• Instructions to follow: Leave out every picture, then transcribe the rest of the listing exactly.
# Start of Supplied information
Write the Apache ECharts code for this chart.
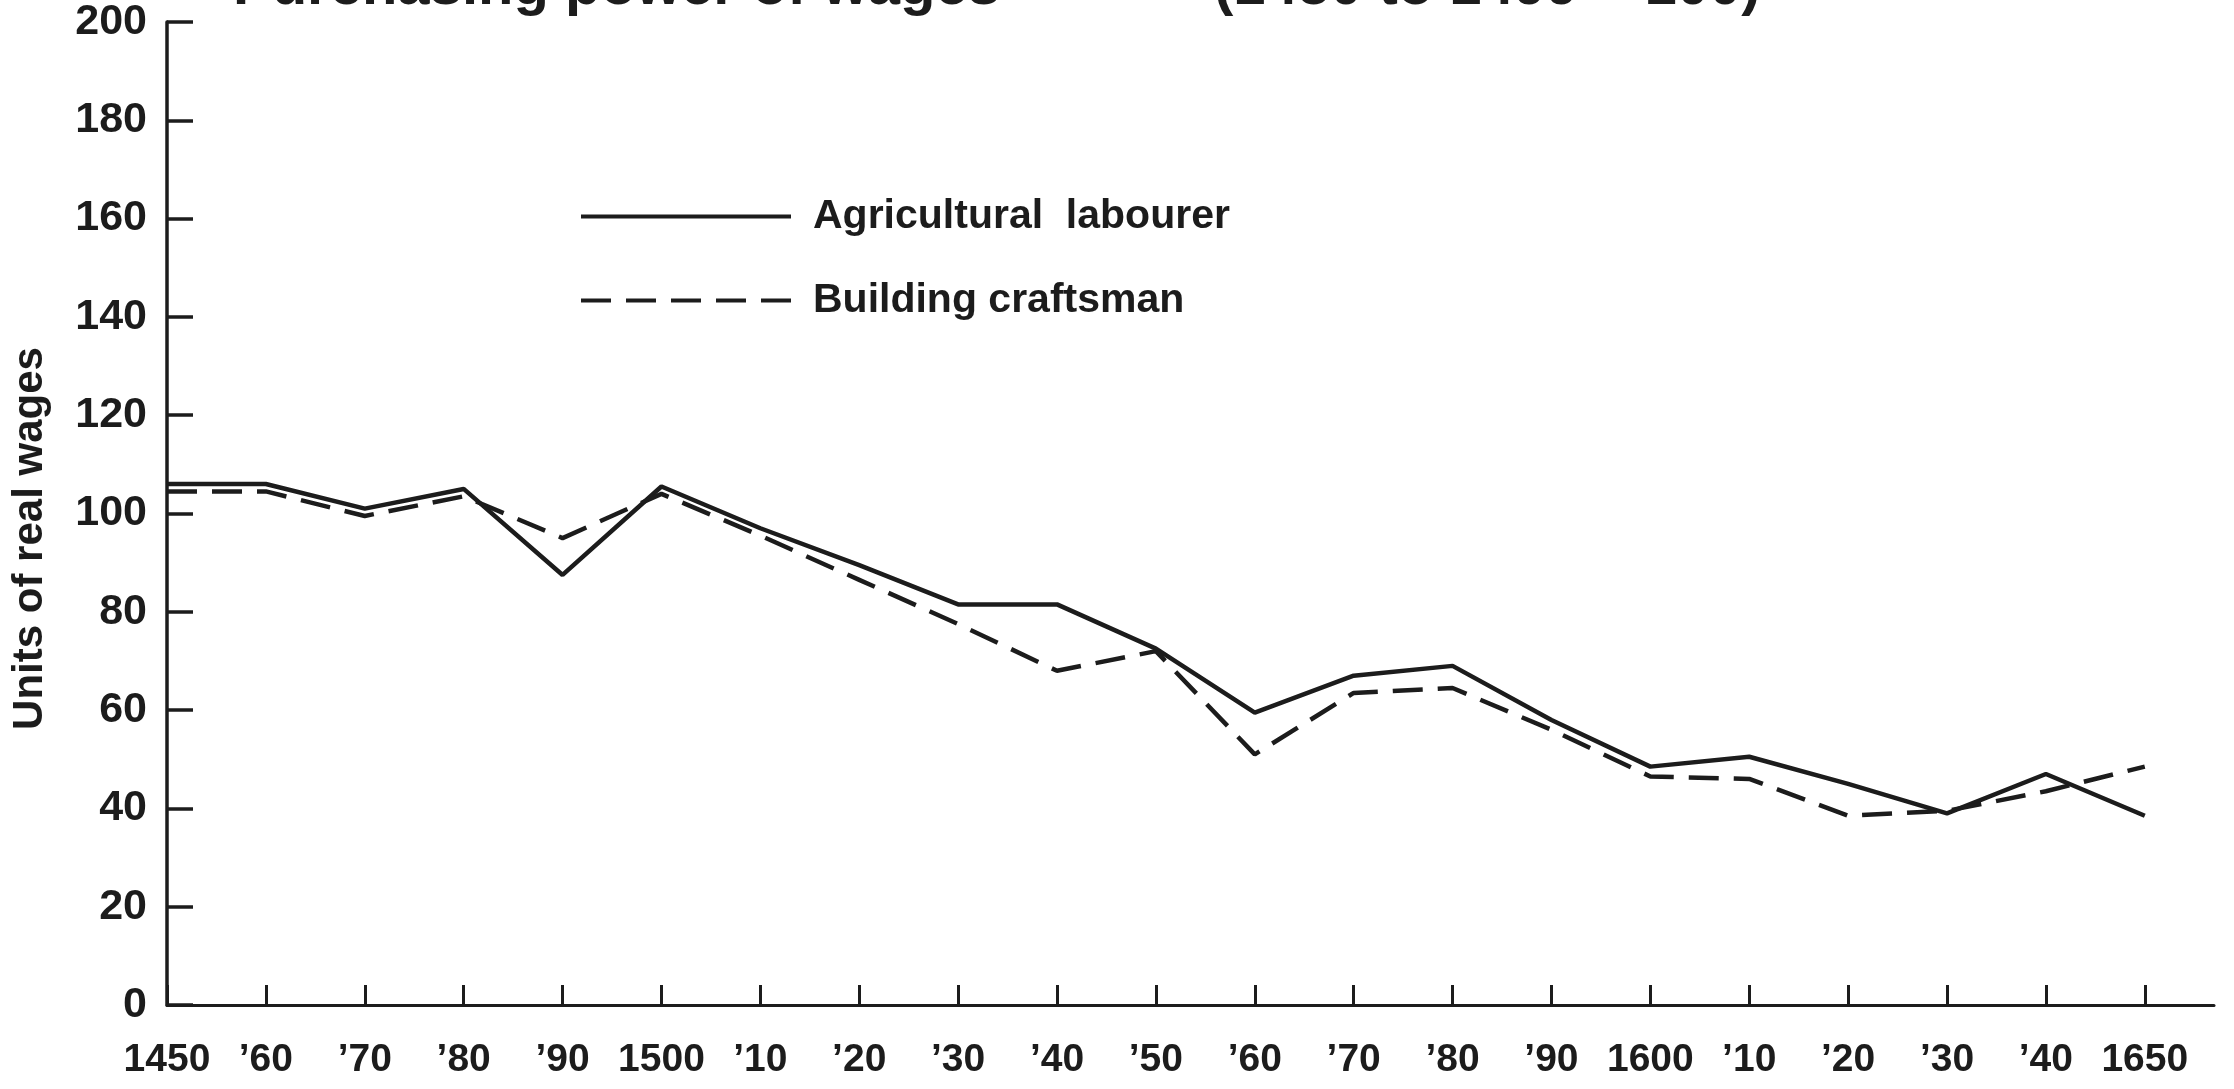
<!DOCTYPE html>
<html>
	<head>
		<meta charset="UTF-8">
		<title>Purchasing power of wages</title>
		<style>
			html,body{
				margin:0px;
				height:100%;
				background:#fff;
			}
			#wageChart {
				width:2234px;
				height:1089px;
			}
		</style>
	</head>
	<body>
		<div id="wageChart"></div>
		<script src="https://cdn.jsdelivr.net/npm/echarts@6/dist/echarts.min.js"></script>
		<script>
			// decades along the bottom
			var years = [1450,1460,1470,1480,1490,1500,1510,1520,1530,1540,1550,1560,1570,1580,1590,1600,1610,1620,1630,1640,1650];
			var yearLabels = ["1450","\u201960","\u201970","\u201980","\u201990","1500","\u201910","\u201920","\u201930","\u201940","\u201950","\u201960","\u201970","\u201980","\u201990","1600","\u201910","\u201920","\u201930","\u201940","1650"];
			// units of real wages
			var agricultural = [106,106,101,105,87.5,105.5,97,89.5,81.5,81.5,72.5,59.5,67,69,58,48.5,50.5,45,39,47,38.5];
			var building = [104.5,104.5,99.5,103.5,95,104,95.5,86.5,77.5,68,72,51,63.5,64.5,56,46.5,46,38.5,39.5,43.5,48.5];
			var seriesNames = ["Agricultural  labourer","Building craftsman"];

			var ink = '#1c1c1c';
			var font = 'Liberation Sans, Arial, sans-serif';

			function pairs(vals) {
				var res = [];
				for (var i = 0; i < years.length; i++) {
					res.push([years[i], vals[i]]);
				}
				return res;
			}

			var wageChart = echarts.init(document.getElementById('wageChart'));
			var option = {
				backgroundColor: '#fff',
				animation: false,
				title: {
					text: '{a|Purchasing power of wages}{b|(1450 to 1499 = 100)}',
					left: 228,
					top: -46,
					textStyle: {
						color: ink,
						fontFamily: font,
						fontWeight: 'bold',
						fontSize: 58,
						rich: {
							a: { fontFamily: font, fontWeight: 'bold', fontSize: 58, color: ink, width: 981 },
							b: { fontFamily: font, fontWeight: 'bold', fontSize: 58, color: ink }
						}
					}
				},
				grid: {
					left: 167,
					right: 20,
					top: 22,
					bottom: 84,
					outerBoundsMode: 'none'
				},
				legend: {
					orient: 'vertical',
					left: 574,
					top: 191,
					itemWidth: 210,
					itemHeight: 24,
					itemGap: 43,
					data: seriesNames,
					itemStyle: { color: 'rgba(0,0,0,0)', borderWidth: 0 },
					lineStyle: { width: 4, color: ink },
					textStyle: {
						color: ink,
						fontFamily: font,
						fontWeight: 'bold',
						fontSize: 41,
						padding: [0, 0, 0, 17]
					}
				},
				xAxis: {
					type: 'value',
					min: 1450,
					max: 1657,
					interval: 10,
					splitLine: { show: false },
					axisLine: {
						lineStyle: { color: ink, width: 3 }
					},
					axisTick: {
						inside: true,
						length: 20,
						customValues: years,
						lineStyle: { color: ink, width: 3 }
					},
					axisLabel: {
						customValues: years,
						margin: 36,
						color: ink,
						fontFamily: font,
						fontWeight: 'bold',
						fontSize: 39,
						formatter: function (v) {
							var i = years.indexOf(v);
							return i == -1 ? '' : yearLabels[i];
						}
					}
				},
				yAxis: {
					type: 'value',
					min: 0,
					max: 200,
					interval: 20,
					name: 'Units of real wages',
					nameLocation: 'middle',
					nameGap: 116,
					nameRotate: 90,
					nameTextStyle: {
						color: ink,
						fontFamily: font,
						fontWeight: 'bold',
						fontSize: 42,
						padding: [0, 50, 0, 0]
					},
					splitLine: { show: false },
					axisLine: {
						show: true,
						lineStyle: { color: ink, width: 3.5 }
					},
					axisTick: {
						show: true,
						inside: true,
						length: 26,
						lineStyle: { color: ink, width: 3.5 }
					},
					axisLabel: {
						margin: 20,
						color: ink,
						fontFamily: font,
						fontWeight: 'bold',
						fontSize: 43
					}
				},
				series: [
					{
						name: seriesNames[0],
						type: 'line',
						symbol: 'none',
						data: pairs(agricultural),
						lineStyle: { color: ink, width: 4.5, type: 'solid' },
						itemStyle: { color: ink }
					},
					{
						name: seriesNames[1],
						type: 'line',
						symbol: 'none',
						data: pairs(building),
						lineStyle: { color: ink, width: 4.5, type: [30, 15] },
						itemStyle: { color: ink }
					}
				]
			};
			wageChart.setOption(option, true);
		</script>
	</body>
</html>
# End of Supplied information
• Output of the exercise:
Write the Apache ECharts code for this chart.
<!DOCTYPE html>
<html>
	<head>
		<meta charset="UTF-8">
		<title>Purchasing power of wages</title>
		<style>
			html,body{
				margin:0px;
				height:100%;
				background:#fff;
			}
			#wageChart {
				width:2234px;
				height:1089px;
			}
		</style>
	</head>
	<body>
		<div id="wageChart"></div>
		<script src="https://cdn.jsdelivr.net/npm/echarts@6/dist/echarts.min.js"></script>
		<script>
			// decades along the bottom
			var years = [1450,1460,1470,1480,1490,1500,1510,1520,1530,1540,1550,1560,1570,1580,1590,1600,1610,1620,1630,1640,1650];
			var yearLabels = ["1450","\u201960","\u201970","\u201980","\u201990","1500","\u201910","\u201920","\u201930","\u201940","\u201950","\u201960","\u201970","\u201980","\u201990","1600","\u201910","\u201920","\u201930","\u201940","1650"];
			// units of real wages
			var agricultural = [106,106,101,105,87.5,105.5,97,89.5,81.5,81.5,72.5,59.5,67,69,58,48.5,50.5,45,39,47,38.5];
			var building = [104.5,104.5,99.5,103.5,95,104,95.5,86.5,77.5,68,72,51,63.5,64.5,56,46.5,46,38.5,39.5,43.5,48.5];
			var seriesNames = ["Agricultural  labourer","Building craftsman"];

			var ink = '#1c1c1c';
			var font = 'Liberation Sans, Arial, sans-serif';

			function pairs(vals) {
				var res = [];
				for (var i = 0; i < years.length; i++) {
					res.push([years[i], vals[i]]);
				}
				return res;
			}

			var wageChart = echarts.init(document.getElementById('wageChart'));
			var option = {
				backgroundColor: '#fff',
				animation: false,
				title: {
					text: '{a|Purchasing power of wages}{b|(1450 to 1499 = 100)}',
					left: 228,
					top: -46,
					textStyle: {
						color: ink,
						fontFamily: font,
						fontWeight: 'bold',
						fontSize: 58,
						rich: {
							a: { fontFamily: font, fontWeight: 'bold', fontSize: 58, color: ink, width: 981 },
							b: { fontFamily: font, fontWeight: 'bold', fontSize: 58, color: ink }
						}
					}
				},
				grid: {
					left: 167,
					right: 20,
					top: 22,
					bottom: 84,
					outerBoundsMode: 'none'
				},
				legend: {
					orient: 'vertical',
					left: 574,
					top: 191,
					itemWidth: 210,
					itemHeight: 24,
					itemGap: 43,
					data: seriesNames,
					itemStyle: { color: 'rgba(0,0,0,0)', borderWidth: 0 },
					lineStyle: { width: 4, color: ink },
					textStyle: {
						color: ink,
						fontFamily: font,
						fontWeight: 'bold',
						fontSize: 41,
						padding: [0, 0, 0, 17]
					}
				},
				xAxis: {
					type: 'value',
					min: 1450,
					max: 1657,
					interval: 10,
					splitLine: { show: false },
					axisLine: {
						lineStyle: { color: ink, width: 3 }
					},
					axisTick: {
						inside: true,
						length: 20,
						customValues: years,
						lineStyle: { color: ink, width: 3 }
					},
					axisLabel: {
						customValues: years,
						margin: 36,
						color: ink,
						fontFamily: font,
						fontWeight: 'bold',
						fontSize: 39,
						formatter: function (v) {
							var i = years.indexOf(v);
							return i == -1 ? '' : yearLabels[i];
						}
					}
				},
				yAxis: {
					type: 'value',
					min: 0,
					max: 200,
					interval: 20,
					name: 'Units of real wages',
					nameLocation: 'middle',
					nameGap: 116,
					nameRotate: 90,
					nameTextStyle: {
						color: ink,
						fontFamily: font,
						fontWeight: 'bold',
						fontSize: 42,
						padding: [0, 50, 0, 0]
					},
					splitLine: { show: false },
					axisLine: {
						show: true,
						lineStyle: { color: ink, width: 3.5 }
					},
					axisTick: {
						show: true,
						inside: true,
						length: 26,
						lineStyle: { color: ink, width: 3.5 }
					},
					axisLabel: {
						margin: 20,
						color: ink,
						fontFamily: font,
						fontWeight: 'bold',
						fontSize: 43
					}
				},
				series: [
					{
						name: seriesNames[0],
						type: 'line',
						symbol: 'none',
						data: pairs(agricultural),
						lineStyle: { color: ink, width: 4.5, type: 'solid' },
						itemStyle: { color: ink }
					},
					{
						name: seriesNames[1],
						type: 'line',
						symbol: 'none',
						data: pairs(building),
						lineStyle: { color: ink, width: 4.5, type: [30, 15] },
						itemStyle: { color: ink }
					}
				]
			};
			wageChart.setOption(option, true);
		</script>
	</body>
</html>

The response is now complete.